We began receiving customer reports this morning that they were no longer receiving alerts from LogDNA. Upon initial inspection, we immediately identified that our alert sending application was no longer sending alerts, although it appeared to be running and functioning normally otherwise. The good news was a quick restart of this application immediately restored service, but the bad news was we had no idea why it stopped working in the first place. It was time for a thorough investigation.
After digging in, we realized that this incident started just after a redis cache server failover event. Even though our alert sending application reconnected to the new redis cache master within seconds (as expected), it stopped receiving events from redis to send out alerts. To make matters worse, we have been dogfooding an entirely separate pipeline for our own account and we continued to receive our own alerts even though customers were not receiving theirs, making it much harder for us to detect anything was wrong. To address the monitoring blind spot, we plan on adding anomaly detection, and in particular, absence reporting, to our alerting repertoire.
One rather unique attribute of our alert sending application compared to our other applications is that it subscribes to a pattern on our redis cache. As it turns out, whenever a redis cache failover event occurs, a new connection is established to the newly elected redis cache master server. When this happens, all of the previous subscriptions that were attached to the old redis connection need to be created for the new connection. We did not have logic in place to handle this resubscription process.
While we have tested redis failover events for other applications in a testing environment, we did not test our alert sending application specifically for receiving subscription events after a successful failover reconnect. To prevent this issue from happening in the future, we have added resubscription logic to our alert sending application, so that in the event of another redis cache failover, we will properly resubscribe to alert events.

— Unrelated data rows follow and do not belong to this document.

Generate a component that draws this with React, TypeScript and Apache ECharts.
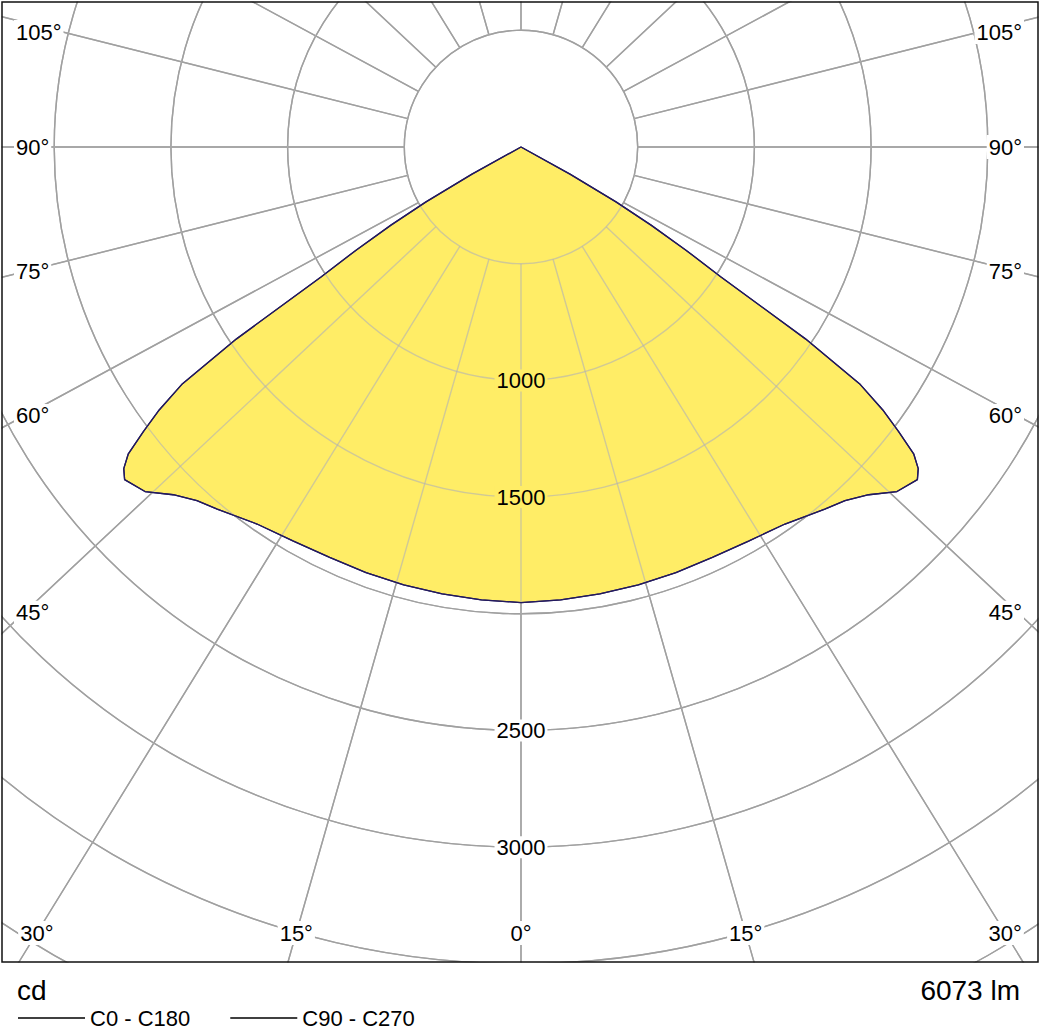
import React, { useEffect, useRef } from 'react';
import * as echarts from 'echarts';

// ---- data ----
const GAMMA = [0, 5, 10, 15, 20, 25, 30, 35, 40, 42.5, 45, 47.5, 50, 51, 52, 53, 54, 55, 56, 57, 58, 59, 60, 61, 62, 70, 80, 90, 100, 110, 120, 130, 140, 150, 160, 170, 180];
const C0_C180 = [1952, 1948, 1944, 1942, 1941, 1940, 1950, 1972, 2025, 2055, 2107, 2185, 2217, 2190, 2135, 2025, 1915, 1775, 1470, 1020, 830, 650, 470, 240, 0, 0, 0, 0, 0, 0, 0, 0, 0, 0, 0, 0, 0];
const C90_C270 = [1952, 1948, 1944, 1942, 1941, 1940, 1950, 1972, 2025, 2055, 2107, 2185, 2217, 2190, 2135, 2025, 1915, 1775, 1470, 1020, 830, 650, 470, 240, 0, 0, 0, 0, 0, 0, 0, 0, 0, 0, 0, 0, 0];
const SERIES_NAMES = ['C0 - C180', 'C90 - C270'];
const RADIUS_LABELS = [1000, 1500, 2500, 3000];
const ANGLE_LABELS = [0, 15, 30, 45, 60, 75, 90, 105];
const UNIT_TEXT = 'cd';
const FLUX_TEXT = '6073 lm';

// ---- layout / style ----
const W = 1042;
const H = 1034;
const CX = 521;
const CY = 147;
const PX_PER_CD = 116.7 / 500;
const R_MIN = 500;
const R_MAX = 4500;
const R_STEP = 500;
const SPOKE_STEP = 15;
const SPOKE_K = 1.067;
const FONT = "'Liberation Sans', Arial, Helvetica, sans-serif";
const FILL = '#FFED66';
const CURVE = '#231a5e';
const GRID_BASE = '#808080';
const GRID_TOP = 'rgba(179,179,179,0.62)';
const FRAME = { x: 2, y: 2, w: 1036, h: 960 };

function spokeValues(): number[] {
  const out: number[] = [];
  for (let a = 0; a < 360; a += SPOKE_STEP) {
    const r = (a * Math.PI) / 180;
    let v = (Math.atan2(SPOKE_K * Math.sin(r), Math.cos(r)) * 180) / Math.PI;
    if (v < 0) v += 360;
    out.push(Math.round(v * 1000) / 1000);
  }
  return out;
}

function curveData(vals: number[]) {
  const right = GAMMA.map((g, i) => [vals[i], g]);
  const left = GAMMA.slice().reverse().map((g, j) => [vals[GAMMA.length - 1 - j], 360 - g]);
  return right.concat(left);
}

function angleLabelElements() {
  const els: any[] = [];
  const SIDE_DX = 497;
  const BOTTOM_DY = 786;
  const BOTTOM_Y = 933;
  const TOP_Y = 32;
  const LEFT_X = 14;
  const RIGHT_X = 1024;
  ANGLE_LABELS.forEach((a) => {
    const r = (a * Math.PI) / 180;
    const sides = a === 0 ? [1] : [-1, 1];
    sides.forEach((side) => {
      const tSide = Math.sin(r) > 0 ? SIDE_DX / (SPOKE_K * Math.sin(r)) : Infinity;
      const tBottom = Math.cos(r) > 0 ? BOTTOM_DY / Math.cos(r) : Infinity;
      let x: number, y: number, align: string;
      if (tBottom <= tSide) {
        x = CX + side * BOTTOM_DY * SPOKE_K * Math.tan(r);
        y = BOTTOM_Y;
        align = 'center';
      } else {
        y = Math.max(TOP_Y, CY + (SIDE_DX * Math.cos(r)) / (SPOKE_K * Math.sin(r)));
        x = side < 0 ? LEFT_X : RIGHT_X;
        align = side < 0 ? 'left' : 'right';
      }
      els.push({
        type: 'text',
        x,
        y,
        z: 102,
        silent: true,
        style: {
          text: a + '°',
          fill: '#000',
          fontSize: 22,
          fontFamily: FONT,
          align,
          verticalAlign: 'middle',
          backgroundColor: '#fff',
          padding: [1, 2],
        },
      });
    });
  });
  return els;
}

export default function App() {
  const ref = useRef<HTMLDivElement>(null);

  useEffect(() => {
    if (!ref.current) return;
    const chart = echarts.init(ref.current, null, { renderer: 'svg' });
    const inner = R_MIN * PX_PER_CD;
    const outer = R_MAX * PX_PER_CD;
    const spokes = spokeValues();
    const i0 = C0_C180[0];

    // polar 0: base grid (under the curve), polar 1: light grid over the fill,
    // polar 2: the data polar (radius from 0 at the centre).
    const angleAxis = [0, 1, 2].map((i) => ({
      polarIndex: i,
      type: 'value',
      min: 0,
      max: 360,
      startAngle: 270,
      clockwise: false,
      axisLine: { show: false },
      axisLabel: { show: false },
      axisTick: { show: false, customValues: spokes },
      splitLine: { show: i < 2, lineStyle: { color: i === 0 ? GRID_BASE : GRID_TOP, width: 1.4 } },
      z: i === 1 ? 5 : 0,
    }));

    const radiusAxis: any[] = [0, 1].map((i) => ({
      polarIndex: i,
      type: 'value',
      min: R_MIN,
      max: R_MAX,
      interval: R_STEP,
      axisLine: { show: false },
      axisTick: { show: false },
      axisLabel:
        i === 0
          ? { show: false }
          : {
              show: true,
              margin: 0,
              align: 'center',
              verticalAlign: 'middle',
              hideOverlap: false,
              formatter: (v: number) =>
                RADIUS_LABELS.indexOf(v) >= 0 ? (v < i0 ? `{a|${v}}` : `{b|${v}}`) : '',
              rich: {
                a: { fontSize: 22, fontFamily: FONT, color: '#000', backgroundColor: FILL, padding: [0, 2] },
                b: { fontSize: 22, fontFamily: FONT, color: '#000', backgroundColor: '#fff', padding: [0, 2] },
              },
            },
      splitLine: { show: true, lineStyle: { color: i === 0 ? GRID_BASE : GRID_TOP, width: 1.4 } },
      z: i === 0 ? 0 : 6,
    }));
    radiusAxis.push({
      polarIndex: 2,
      type: 'value',
      min: 0,
      max: R_MAX,
      interval: R_STEP,
      axisLine: { show: false },
      axisTick: { show: false },
      axisLabel: { show: false },
      splitLine: { show: false },
    });

    const covers = [
      { x: 0, y: FRAME.y + FRAME.h + 0.5, width: W, height: H },
      { x: FRAME.x + FRAME.w + 0.5, y: 0, width: 20, height: H },
      { x: 0, y: 0, width: W, height: FRAME.y - 0.5 },
      { x: 0, y: 0, width: FRAME.x - 0.5, height: H },
    ].map((s) => ({ type: 'rect', z: 100, silent: true, shape: s, style: { fill: '#fff' } }));

    const option: any = {
      animation: false,
      backgroundColor: '#fff',
      polar: [
        { center: [CX, CY], radius: [inner, outer] },
        { center: [CX, CY], radius: [inner, outer] },
        { center: [CX, CY], radius: [0, outer] },
      ],
      angleAxis,
      radiusAxis,
      legend: {
        left: 13,
        top: 1002,
        icon: 'rect',
        itemWidth: 67,
        itemHeight: 1.5,
        itemGap: 40,
        selectedMode: false,
        z: 200,
        data: SERIES_NAMES,
        itemStyle: { borderWidth: 0, color: '#000' },
        textStyle: { fontSize: 22, color: '#000', fontFamily: FONT },
      },
      series: [
        {
          name: SERIES_NAMES[0],
          type: 'line',
          coordinateSystem: 'polar',
          polarIndex: 2,
          data: curveData(C0_C180),
          showSymbol: false,
          symbol: 'none',
          clip: false,
          silent: true,
          lineStyle: { color: CURVE, width: 1.3 },
          itemStyle: { color: '#000' },
          areaStyle: { color: FILL, opacity: 1, origin: 'start' },
          z: 2,
        },
        {
          name: SERIES_NAMES[1],
          type: 'line',
          coordinateSystem: 'polar',
          polarIndex: 2,
          data: curveData(C90_C270),
          showSymbol: false,
          symbol: 'none',
          clip: false,
          silent: true,
          lineStyle: { color: CURVE, width: 1.3 },
          itemStyle: { color: '#000' },
          z: 10,
        },
      ],
      graphic: [
        ...covers,
        {
          type: 'rect',
          z: 101,
          silent: true,
          shape: { x: FRAME.x, y: FRAME.y, width: FRAME.w, height: FRAME.h },
          style: { fill: 'none', stroke: '#111', lineWidth: 1.5 },
        },
        ...angleLabelElements(),
        {
          type: 'text',
          x: 17,
          y: 990,
          z: 102,
          silent: true,
          style: { text: UNIT_TEXT, fill: '#000', fontSize: 28, fontFamily: FONT, align: 'left', verticalAlign: 'middle' },
        },
        {
          type: 'text',
          x: 1020,
          y: 990,
          z: 102,
          silent: true,
          style: { text: FLUX_TEXT, fill: '#000', fontSize: 28, fontFamily: FONT, align: 'right', verticalAlign: 'middle' },
        },
      ],
    };
    chart.setOption(option);
    return () => chart.dispose();
  }, []);

  return (
    <div
      ref={ref}
      style={{ position: 'absolute', left: 0, top: 0, width: W, height: H, background: '#fff' }}
    />
  );
}
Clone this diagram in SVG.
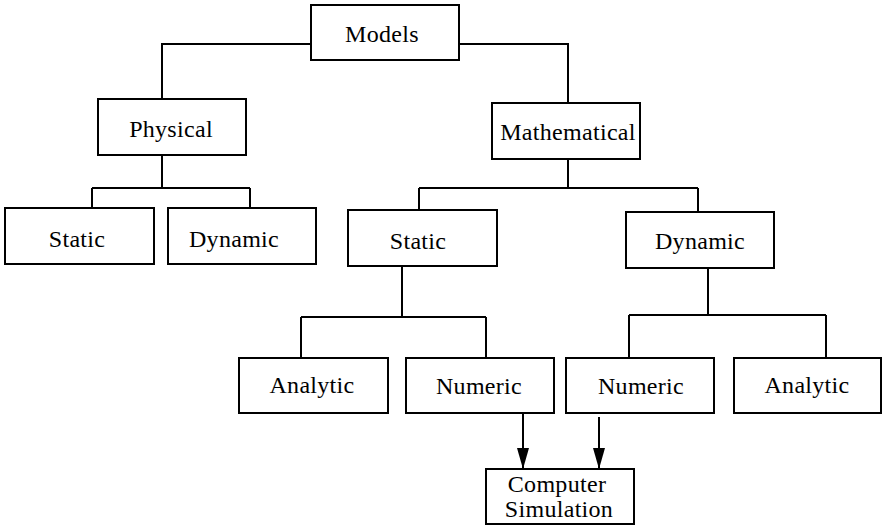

Although we try to avoid outages of any kind, even partial ones, this was valuable learning experience for us. We are now fully aware of how the failover mechanism works with high availability redis and a potential monitoring blind spot while dogfooding separate pipelines, and have mitigation strategies in place. As we move forward, we strive to improve our product and process, and are grateful for all the helpful feedback from our customers that have helped make us who we are today.